This must be a massive tome in print but the only way you can tell on the Kindle is the little percentage gauge at the bottom of the screen which barely moves as you plough through page after page. I'm so glad not to have been lifting the print version for the last month!
Trollope always amazes me by his ability to capture how people behave in a way that is still totally relevant.
In this novel (not part of a series as far as I can tell) he describes the largely metropolitan lives of a group of Victorian nobles and upper middle class people who have all become involved with Melmotte, a shadowy, wealthy and unscrupulous character who ensnares them all with hopes of marrying, inheriting, robbing, gambling or trading his money.
There are several commentaries on marriage and whether love and money and happiness all go together (of course not) as well as the way in which a con man can trick people (or an entire city) into thinking he's wealthy beyond the need for credit checks.
Be warned, however, there are lots of references to Jews as despised money grabbers in this, although at least one is specifically described as honest and gentleman-like (even if he does look like a greasy fat butcher!)

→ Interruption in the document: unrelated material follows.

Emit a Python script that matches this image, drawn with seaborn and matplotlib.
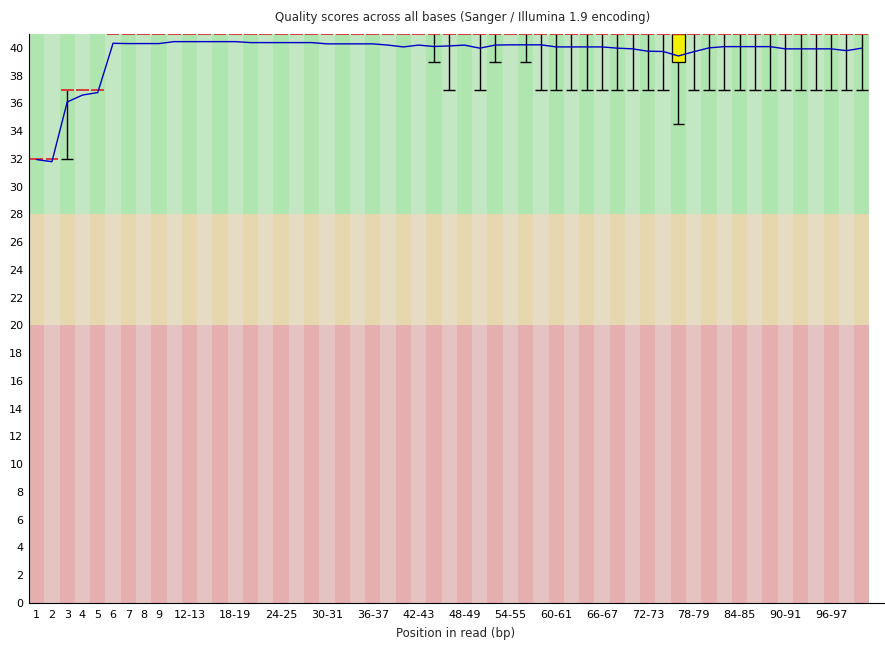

Young men in this novel epitomise the idle rich: the gambling, boozing, hunting stereotype and the effects of such behaviour is spelled out clearly. Young women are clear about their annoyance with restricted lives but do have a voice in Trollope's world and can influence their own fates, even if it is usually about their own marital prospects. But this is not a romantic novel, even though there are lovers in it. Older characters, including women, are shown to shape and influence events and, more importantly, opinions.
I'm 92% through and can see much of the ending coming but am still enjoying it. If you're good at ploughing through something epic, read it!